Misc. sharing December 20, 2014

author of “Geckos & Other Guests: Tales of a Kaua‘i Bed & Breakfast”

Snorting grunt sounds wake me up in the middle of the night. Baffled at first, I finally emerge from a fog and think that pigs must be poking around somewhere on my property. When the grunts intensify, however, I become alarmed and realize that hogs are climbing the hill to my house. My large furnished lanai is open on one side and its centerpiece, a lush indoor garden, would serve as a delectable gourmet grazing ground for the hungry beasts. Scary thoughts of wild, long tusked, razor-backed, boars pillaging the lanai race through my mind— like a train to hell.

Over the years, country living has allowed a menagerie of unwanted animals to parade through my yard. Among them are: a gaggle of snapping geese, ti leaf chopping cows, a screeching peahen that settled in for 3 months, a herd of goats and now wild boar. In fact, voracious wild pigs are creating havoc all over the island of Kaua’i. Pigs prance down from the mountains in search of food and ruthlessly tear up vegetable gardens, ornamental plants and can even be found rooting around beach resorts. Soil erosion and loss of native plants are serious problems, but what about the tourist industry? Somehow, a “wild pigs in paradise” picture does not fit the happy Hawaiian holiday cliché that lures tourists. Reflecting on the saying,“ if you get a lemon, make lemonade”, I ponder; how can this potential problem become an asset? One idea: clever advertising would feature wild boar BarBQ as sustainable organic fare in our island gourmet restaurants. Although, I have never eaten wild boar, it only seems responsible to consume game that has been killed— and to give thanks.

2 AM

The clock says 2 AM when I jump out of bed, run out on the second story lanai and begin yelling relentlessly, ”Get out of here!” Understandably alarmed, my neighbor comes crashing through the dense foliage ready to scare off a human intruder. ‘It’s the pigs’ I say, “They’re on a rampage.” I am aware that my explanation seems bizarre since, by this time, the pigs have become as silent as deer and no predator, man or beast, is visible in the inky night. My neighbor looks up at me standing on the lanai like an apparition in my white nightgown, shakes his head, says, “good luck”, and disappears. It is apparent that my sanity is in question if not completely negated. By now, the mute pigs don’t seem threatening, even to me, so I fall back into bed, and repress the drama like a bad dream. I remember nothing about it when I wake up.

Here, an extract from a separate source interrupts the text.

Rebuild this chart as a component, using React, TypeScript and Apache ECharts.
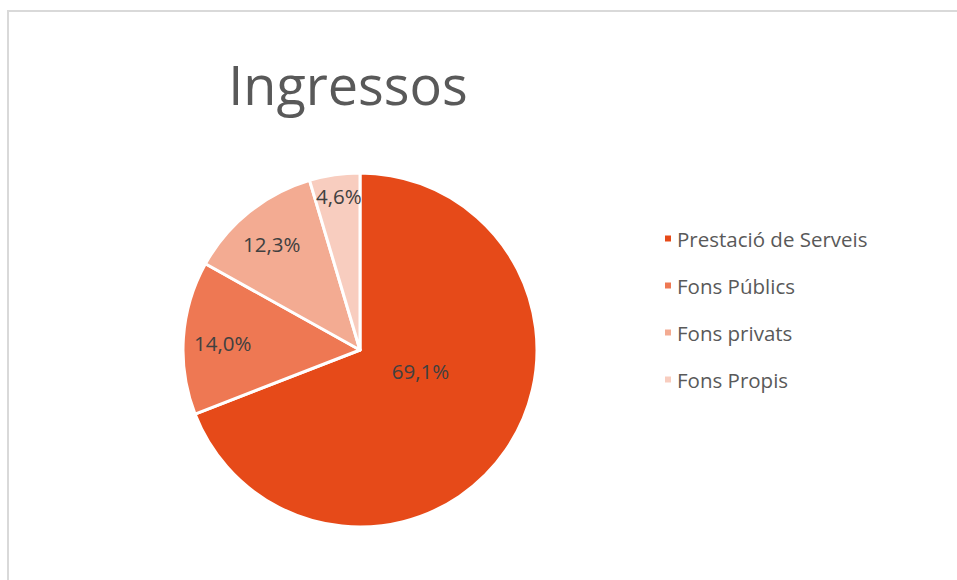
import React, { useEffect, useRef } from "react";
import * as echarts from "echarts";

const categories = ["Prestació de Serveis", "Fons Públics", "Fons privats", "Fons Propis"];
const values = [69.1, 14.0, 12.3, 4.6];
const colors = ["#E64A19", "#EE7853", "#F3AB92", "#F8CDBF"];
const titleText = "Ingressos";
// label nudges from ECharts' inside position toward where the reference places them
const labelOffsets = [
  [-15, -31],
  [-46, -1],
  [-31, -35],
  [-8, -63],
];

export default function App() {
  const ref = useRef<HTMLDivElement>(null);
  useEffect(() => {
    if (!ref.current) return;
    const chart = echarts.init(ref.current, null, { renderer: "svg" });
    chart.setOption({
      animation: false,
      backgroundColor: "#ffffff",
      title: {
        text: titleText,
        left: 343,
        textAlign: "center",
        top: 52,
        textStyle: {
          fontFamily: "Open Sans",
          fontSize: 54,
          fontWeight: "normal",
          color: "#595959",
        },
      },
      graphic: [
        {
          type: "rect",
          shape: { x: 8, y: 11, width: 1000, height: 1000 },
          style: { fill: "none", stroke: "#d9d9d9", lineWidth: 2 },
          silent: true,
        },
      ],
      legend: {
        orient: "vertical",
        left: 658,
        top: 223,
        itemWidth: 8,
        itemHeight: 8,
        itemGap: 26,
        icon: "rect",
        data: categories,
        textStyle: {
          fontFamily: "Open Sans",
          fontSize: 20.5,
          lineHeight: 20,
          color: "#595959",
        },
      },
      series: [
        {
          type: "pie",
          center: [360, 350],
          radius: [0, 177],
          startAngle: 90,
          clockwise: true,
          label: {
            show: true,
            position: "inside",
            formatter: (p: any) => p.value.toFixed(1).replace(".", ",") + "%",
            fontFamily: "Open Sans",
            fontSize: 20.5,
            color: "#404040",
          },
          labelLine: { show: false },
          labelLayout: (params: any) => {
            const o = labelOffsets[params.dataIndex] || [0, 0];
            return { dx: o[0], dy: o[1] };
          },
          itemStyle: { borderColor: "#ffffff", borderWidth: 3 },
          emphasis: { disabled: true },
          data: categories.map((name, i) => ({
            name,
            value: values[i],
            itemStyle: { color: colors[i] },
          })),
        },
      ],
    });
    return () => chart.dispose();
  }, []);
  return (
    <div
      ref={ref}
      style={{ position: "absolute", left: 0, top: 0, width: 957, height: 580 }}
    />
  );
}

It is deja vu a few days later when I spot three little, red-brown pigs, perhaps teenagers, nosing around my yard in broad daylight. It jolts my memory to recall the night-marauding pigs. Now, these scoundrels are rooting up some of my favorite ornamental plants, an extensive bank of bromeliads. Would my orchids be next? The next day six spotted swine appear (they seem to group in triplicate just like the nursery rhyme) to scope out the territory. Alas, the following morning broken bromeliads lie scattered on the ground like sacrificial offerings to a hog god. This is serious; I call for help.

My neighbor, I’ll call him Robin Hood, comes by with bow and arrow, (thankfully, when I am away), kills, then later smokes and eats the pork. The following day, Robin Hood’s son, a young tattooed man with bulging muscles, brings over traps. After he scopes out the property and finds likely sites to set them, I ask him, ”what about my cat?” This plan seems sketchy, slow and somewhat dangerous to my pet. And I’m not betting on traps eliminating all 5 remaining pigs in a timely fashion. Maybe there are more, perhaps 9,12 or even 15 pigs waiting to pillage! My bromeliads have suffered severe damage and will be completely decimated if the pigs persist much longer. Still looking for a quick fix, I call the Ag extension man. But he has no other ideas than those that the men are already trying.

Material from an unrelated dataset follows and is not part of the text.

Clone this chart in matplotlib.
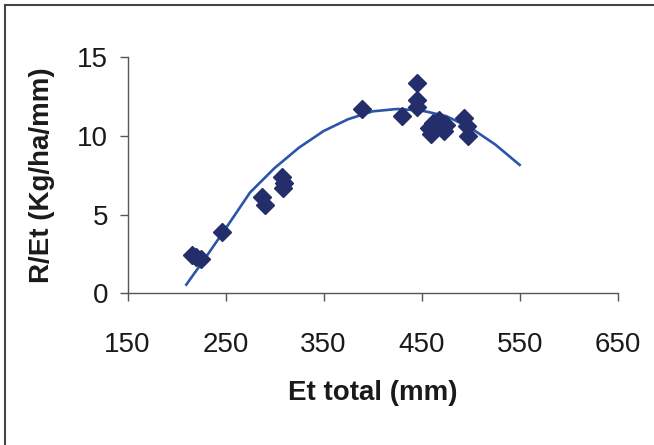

A friend of mine has dealt with a wild pig problem successfully in a non-violent way. The once wild pig, named Petunia Hawg, wanders around or sleeps somewhere in his neighborhood until it’s time to eat. Both early morning and late afternoon, Petunia appears punctually at the back door and rubs up against the deck until food is placed in her pot. She no longer destroys gardens and everyone is happy. OK, that is a peaceful solution for one animal, but feeding 6 grunting pigs twice a day is not my calling.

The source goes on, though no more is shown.